Madness of War – Book Review

Was Jesus a Pacifist?

PRESIDENT COOLIDGE’S Armistice Day speech, the proposed cruiser increase in our navy, the Kellogg Peace Pact and our growing commercial rivalry with England have, in the last few months, focused the attention of our citizens upon international relations. In less pleasant phraseology, this means that the attention of the public is being turned toward the age-old crime of war. On the one hand we have preparation for it as seen in the cruiser bill, and on the other a move to abolish it, as seen in the Kellogg Treaty. It is inevitable under such circumstances that the churches should be aroused.

This was quite in evidence at the recent Rochester Convention of the Federal Council of Churches. It is inevitable, too, that the old, old question of Christ’s teaching upon this subject should again be debated. Was Jesus a pacifist? Must a true follower of His refuse to bear arms even in wars of defense? It is such questions as these which are discussed by the Very Reverend Harold S. Brewster, D. D., Dean of Gethsemane Cathedral in Fargo, North Dakota in a vigorous, challenging book, “Madness of War.”

Superpatriotic Americans will not relish Dean Brewster’s discussion, for he traces much of our foreign policy to the desire for gain on the part of powerful self-seeking groups. American wars, as well as European, have been waged for base motives. There was the Mexican War to increase slave territory, and our war with Spain to make Cuba safe for American sugar interests.

But super-Marxian economists will not be much more favorably impressed for the author does not advocate social revolution as the only or final solution. What he does do is to face realistically the fact that deep down in human nature there is the desire for revenge, there is blood lust and other unseemly survivals of our animal inheritance. Deep down within us there lurk those evil spirits, always waiting and ready to be called up by the war mongers.
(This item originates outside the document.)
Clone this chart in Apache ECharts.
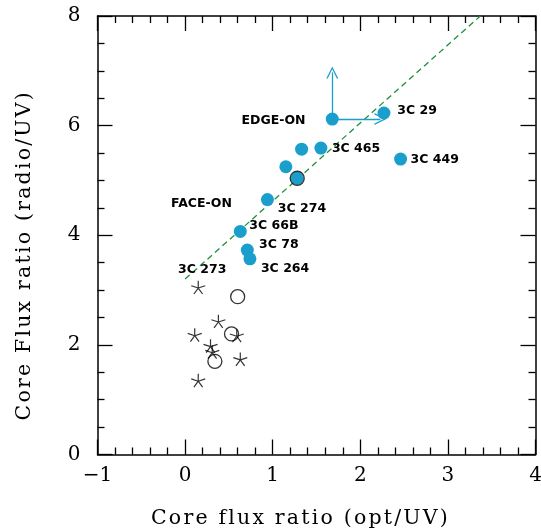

The heart of his attack is found in his insistence that Jesus was utterly and completely opposed to all war. Dean Brewster believes that one of the two outstanding teachings of Jesus is the sinfulness of using physical compulsion to accomplish moral ends. Here, he asserts, the real meaing of the cross is to be found. Only through love and self-sacrifice can moral gains come. No matter how good and righteous the cause, methods of physical compulsion will bring but husks of achievement. Dean Brewster would call the Church to repudiate war and all its works. He minces no words: “Failure to accept the peace of God as Jesus taught it, therefore, is a collapse of faith. A Church that encourages or even condones war under any circumstances is an apostate Church. It has repudiated the Faith.” And he would call the individual followers of the Prince of Peace to refuse to bear arms for any earthly consideration whatsoever.

Now, of course, this is radical teaching. Not all scholars would agree that this was the teaching of Jesus. But enough evidence can be marshaled for it to make it necessary for men and women prefessing to follow the Nazarene to weigh that evidence most carefully. The American citizen who is neither a jingo nor a Communist may well read and ponder. The old book of “Diamond on War” gives the argument for Christian pacifism in more detail, but Brewster’s book is more effective in its appeal to our generation.

Madness of War, by Harold S. Brewster: Harper.

Source: Outlook, 2 January 1929

International Relations

Relations with Other Nations

Recent trends show the United States alternating between isolation and independence, between sharply marked economic nationalism and notable international initiative in cooperation, moving in a highly unstable and zigzag course. Immigration restrictions and high tariffs on the one hand, and a World Court, a League of Nations, and outlawry of war on the other. Some signs point in the direction of independence and imperialism of a new Roman type, reaching out aggressively for more land or wider markets under political auspices; others toward amiable cooperation in the most highly developed forms of world order. It is not unreasonable to anticipate that these opposing trends will continue to alternate sharply in their control over American policy. In any case there can be little doubt that the trend will be in the future as in recent years in the direction of more intimate relations through developing modes of intercommunication and through economic interchange and on the whole toward an increasing number of international contacts; and this, whether the future pattern of action is predominantly imperialistic or cooperative in form and spirit.

Whether the United States is growing more or less militaristic must also be judged in the dubious light of conflicting theories and conduct. Traditionally insisting upon the supremacy of the civil over the military power, we have held to that doctrine and have played an important part in all movements for the curbing or abolition of war, including participation in a “war to end war.” On the other hand, out interest in foreign markets and loans has greatly increased, and the need of a strong hand in economic diplomacy has been emphasized. Our military and naval establishments have grown, and systems of military training have been expanded. Our soldiers have fought in Asia, Europe and Latin America. Powerful propagandas both for militarism and pacifism have been set in motion, and their clashes have been frequent but inconclusive. The outlawry of war and the strong was establishment have doubtless been accommodated by many minds as a practical version of Theodore Roosevelt’s dictum to “speak softly and carry a big stick.” The trends in short are conflicting and confusing, with the problems of war remaining as imminent and as grave as in the past.